Юлия должна была собрать все свои силы, чтобы придать взгляду, которым обвела эту картину разрушения, возможно равнодушный вид.
— Что причинили тебе эти невинные фигуры? — спросила она, запирая за собою дверь.
— Невинные? Ха! Ха! Они только притворяются такими; собственно говоря, в них, несмотря на всю их кажущуюся святость, сидит дьявол. Ни в одной из них нет ничего честного. Я это знаю очень хорошо, так как работал их сам. И видишь ли, благодаря отблеску от снега, ночью было настолько светло, что я ясно мог разглядеть ложь на их лицах. Это меня взбесило, и я разбил их вдребезги — все-таки же лжи на свете стало немного меньше. Ну, теперь мне опять легче, тем более, что снова вижу тебя.
Он пожал ее руку; голос у него был хриплый и усталый, глаза были лихорадочно воспалены. Проходя по полу, осыпанному осколками, Юлия с трудом удержалась от слез.
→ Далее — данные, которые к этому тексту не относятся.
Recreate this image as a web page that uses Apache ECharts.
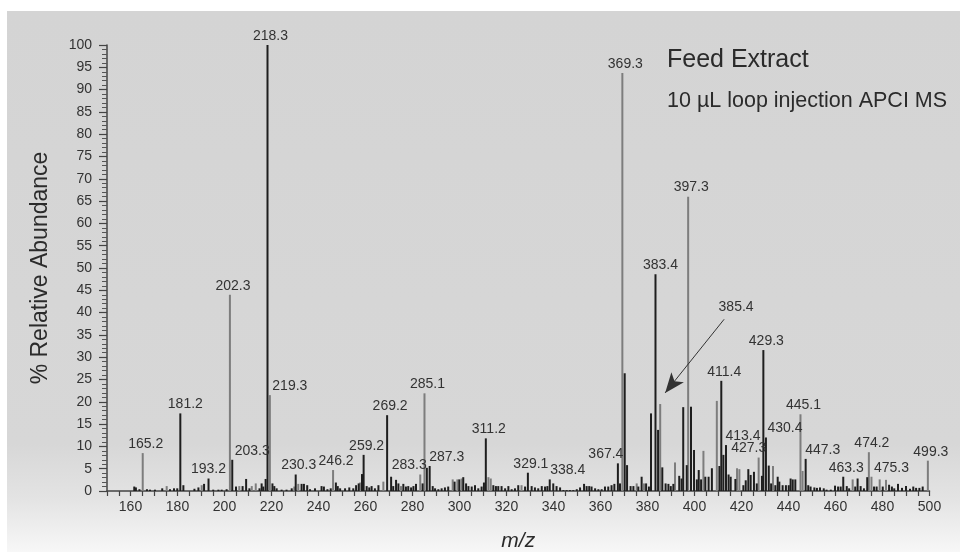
<!DOCTYPE html>
<html>
<head>
<meta charset="utf-8">
<script src="https://cdn.jsdelivr.net/npm/echarts@6/dist/echarts.min.js"></script>
<style>
html,body{margin:0;padding:0;background:#fff;}
#chart{width:960px;height:552px;}
</style>
</head>
<body>
<div id="chart"></div>
<script>
// ---- data (m/z, % relative abundance) ----
const xTickLabels = [160,180,200,220,240,260,280,300,320,340,360,380,400,420,440,460,480,500];

const darkMz = [161.6,162.3,163.8,167.0,168.3,170.4,173.5,176.8,178.5,179.9,181.2,182.5,187.2,188.9,191.3,193.2,195.2,197.4,198.8,200.9,
203.3,204.9,207.7,209.2,210.6,214.9,215.8,216.5,217.5,218.3,220.4,221.2,222.2,224.3,226.4,228.6,230.3,232.8,233.8,235.2,
236.4,238.5,241.3,242.3,243.8,245.2,247.4,248.2,249.2,251.3,253.1,254.8,256.0,257.1,258.5,259.2,260.5,261.6,262.6,264.0,
265.5,269.2,270.9,271.8,273.0,274.0,276.1,277.2,278.2,279.4,280.4,281.5,284.3,286.1,287.3,288.6,289.6,291.0,292.4,293.8,
295.2,297.9,299.9,301.6,302.8,303.8,305.2,306.6,308.0,309.4,310.4,311.2,314.4,315.5,316.5,317.9,319.4,320.8,322.2,323.6,
325.0,327.9,329.1,330.7,332.1,333.5,335.0,336.4,337.4,338.4,339.9,341.3,342.8,344.2,345.6,347.0,348.4,349.9,351.3,353.0,
354.1,355.2,356.2,357.7,359.1,360.5,361.9,363.3,364.7,365.9,367.4,368.3,370.3,371.3,372.8,374.0,376.1,377.5,379.4,380.6,
381.5,383.4,384.5,386.3,387.7,388.9,389.9,391.0,393.5,394.5,395.2,396.7,398.5,399.8,401.0,401.8,402.8,404.6,406.0,407.4,
410.6,411.4,412.3,413.4,414.5,415.4,417.4,420.8,421.8,422.9,423.9,425.3,426.5,428.7,429.3,430.4,431.6,432.6,434.4,435.4,
436.1,437.5,438.9,440.1,440.9,441.8,442.9,447.3,448.4,449.4,451.0,452.1,453.4,455.0,456.2,458.0,459.8,461.1,462.2,463.3,
464.8,465.8,468.4,469.4,470.7,472.1,473.5,476.4,477.5,480.1,482.8,484.0,485.0,486.6,488.3,490.0,491.7,493.1,494.3,495.7,497.1];
const darkAbund = [1.0,0.8,0.4,0.4,0.3,0.3,0.6,0.4,0.6,0.6,17.4,1.3,0.5,0.8,1.6,2.8,0.3,0.3,0.3,0.4,
7.0,1.0,1.1,2.7,0.6,0.6,1.7,1.0,2.7,100,1.7,1.1,0.6,0.3,0.3,0.6,3.7,1.6,1.6,1.3,
0.4,0.6,1.1,1.0,0.4,0.6,1.9,1.1,0.6,0.6,0.8,0.6,1.3,1.7,3.8,8.1,1.1,0.8,1.1,0.6,
1.3,17.0,3.2,1.1,2.5,1.7,1.6,1.0,1.1,0.8,1.1,1.6,1.7,5.2,5.6,1.1,0.6,0.4,0.6,0.8,
1.0,2.1,2.6,3.1,1.7,1.1,1.0,1.3,0.6,1.0,1.9,11.8,1.3,1.1,1.1,1.1,0.6,1.1,0.4,0.6,
1.3,1.0,4.1,1.1,0.8,0.6,1.1,1.0,1.1,2.6,1.7,1.1,0.8,0.2,0.2,0.2,0.2,0.4,0.8,1.6,
1.1,1.1,1.0,0.6,0.4,0.4,1.0,1.0,1.3,1.6,6.2,1.7,26.4,5.8,1.1,1.1,1.0,3.2,1.7,1.0,
17.4,48.6,13.7,5.3,1.7,1.6,1.1,1.6,3.4,2.8,18.8,5.8,18.9,9.2,2.6,4.7,2.6,3.2,3.2,5.1,
5.6,24.7,8.1,10.3,3.7,3.2,2.7,1.3,2.4,4.9,3.6,4.3,1.7,3.4,31.6,12.0,5.7,1.7,1.3,3.2,
2.1,1.3,1.3,1.3,2.8,2.6,2.6,7.2,1.3,1.0,0.8,0.7,0.8,0.6,0.3,0.3,1.2,1.0,1.0,3.2,
1.1,0.6,1.0,2.8,1.1,0.6,3.1,1.0,1.0,1.0,1.4,1.0,0.6,1.6,0.7,1.1,0.5,1.0,0.7,0.7,1.0];

const greyMz = [165.2,175.4,190.3,202.3,206.3,211.6,213.3,219.3,229.7,231.4,246.2,257.7,267.6,275.1,283.3,285.1,297.1,299.1,300.9,312.3,
313.3,326.4,369.3,375.4,378.5,385.4,391.7,397.3,403.8,409.5,418.1,419.1,427.3,433.4,445.1,446.0,467.3,474.2,475.3,478.8,481.5,499.3];
const greyAbund = [8.5,1.1,1.3,44.0,1.1,1.1,1.7,21.5,1.0,1.6,4.7,1.9,2.1,1.1,3.7,21.9,2.6,2.6,2.8,3.1,
2.8,1.3,93.7,1.7,1.7,19.5,6.4,66.0,9.0,20.2,5.1,4.9,7.5,5.6,17.2,4.5,2.6,8.7,3.2,2.6,2.5,6.8];

const labeledPeaks = [165.2,181.2,193.2,202.3,203.3,218.3,219.3,230.3,246.2,259.2,269.2,283.3,285.1,287.3,311.2,329.1,338.4,367.4,
369.3,383.4,397.3,411.4,413.4,427.3,429.3,430.4,445.1,447.3,463.3,474.2,475.3,499.3];

// annotated peak (arrow) : label text and arrow ends in data units
const arrowPeak = 385.4;
const arrowFrom = [412.6, 38.5];
const arrowTo = [387.5, 22.0];
const arrowLabelAt = [417.7, 41.3];

// ---- styling ----
const labelShift = {219.3:20, 203.3:20, 283.3:-11, 287.3:17, 338.4:18, 367.4:-12, 413.4:17, 427.3:-10,
  430.4:19, 447.3:17, 475.3:20, 193.2:0, 383.4:5, 181.2:5};
const FONT = '"Liberation Sans", Arial, Helvetica, sans-serif';
const TXT = '#333333';

function buildItems(mzs, vals) {
  return mzs.map((m, i) => {
    const item = { value: [m, vals[i]] };
    if (labeledPeaks.indexOf(m) >= 0) {
      const dx = (labelShift[m] !== undefined) ? labelShift[m] : 3;
      item.label = { show: true, formatter: m.toFixed(1), offset: [dx, 0] };
    }
    return item;
  });
}

const minorX = [];
for (let v = 150; v <= 500; v += 5) minorX.push(v);

const labelStyle = { position: 'top', distance: 2, color: TXT, fontSize: 14, fontFamily: FONT };

const chart = echarts.init(document.getElementById('chart'), null, { renderer: 'canvas' });
chart.setOption({
  animation: false,
  backgroundColor: '#ffffff',
  graphic: [{
    type: 'rect', z: -10, silent: true,
    shape: { x: 7, y: 11, width: 953, height: 541 },
    style: { fill: new echarts.graphic.LinearGradient(0, 0, 0, 1, [
      { offset: 0, color: '#d4d4d4' },
      { offset: 0.8, color: '#d7d7d7' },
      { offset: 0.9, color: '#e3e3e3' },
      { offset: 1, color: '#f7f7f7' }
    ]) }
  }],
  title: [
    { text: 'Feed Extract', left: 667, top: 48, padding: 0,
      textStyle: { fontSize: 25, fontWeight: 'normal', color: '#2b2b2b', fontFamily: FONT } },
    { text: '10 µL loop injection APCI MS', left: 667, top: 90, padding: 0,
      textStyle: { fontSize: 21.5, fontWeight: 'normal', color: '#2b2b2b', fontFamily: FONT } }
  ],
  grid: { left: 107, right: 30.5, top: 45, bottom: 61, containLabel: false, outerBoundsMode: 'none' },
  xAxis: {
    type: 'value', min: 150, max: 500,
    name: 'm/z', nameLocation: 'middle', nameGap: 40,
    nameTextStyle: { fontSize: 21, fontStyle: 'italic', color: '#2b2b2b', fontFamily: FONT },
    axisLine: { show: true, onZero: false, lineStyle: { color: '#444', width: 1.5 } },
    axisTick: { show: true, length: 5, customValues: minorX, lineStyle: { color: '#444', width: 1.2 } },
    axisLabel: { customValues: xTickLabels, margin: 9, color: TXT, fontSize: 14, fontFamily: FONT },
    splitLine: { show: false }
  },
  yAxis: {
    type: 'value', min: 0, max: 100, interval: 5,
    name: '% Relative Abundance', nameLocation: 'middle', nameGap: 55, nameRotate: 90,
    nameTextStyle: { fontSize: 23, color: '#2b2b2b', fontFamily: FONT },
    axisLine: { show: true, lineStyle: { color: '#444', width: 1.5 } },
    axisTick: { show: true, length: 8, lineStyle: { color: '#444', width: 1.2 } },
    minorTick: { show: true, splitNumber: 5, length: 5, lineStyle: { color: '#555', width: 1 } },
    axisLabel: { margin: 15, color: TXT, fontSize: 14, fontFamily: FONT },
    splitLine: { show: false }, minorSplitLine: { show: false }
  },
  series: [
    {
      name: 'grey', type: 'bar', barWidth: 2, barGap: '-100%',
      itemStyle: { color: '#7d7d7d' },
      label: labelStyle,
      data: buildItems(greyMz, greyAbund),
      markLine: {
        silent: true, symbol: ['none', 'arrow'], symbolSize: [12, 20],
        lineStyle: { color: '#333', width: 1, type: 'solid' },
        label: { show: false },
        data: [[{ coord: arrowFrom }, { coord: arrowTo }]]
      },
      markPoint: {
        silent: true, symbol: 'circle', symbolSize: 0,
        label: { show: true, position: 'inside', color: TXT, fontSize: 14, fontFamily: FONT, formatter: arrowPeak.toFixed(1) },
        data: [{ coord: arrowLabelAt }]
      }
    },
    {
      name: 'dark', type: 'bar', barWidth: 2, barGap: '-100%',
      itemStyle: { color: '#1e1e1e' },
      label: labelStyle,
      data: buildItems(darkMz, darkAbund)
    }
  ]
});
</script>
</body>
</html>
— Я рада, что наконец все кончилось, — сказала она. — Я вполне понимаю, как тебе тяжело притворяться и делать то, чему ты не можешь вполне сочувствовать. Но, однако, уйдем от этих развалин. Там, в твоей мастерской, мы разведем огонь и немного согреемся. Прелестный ребенок! Мне было тяжело и грустно отвозить ее обратно к приемной матери. Надеюсь, что я рассталась с ним на этот раз ненадолго.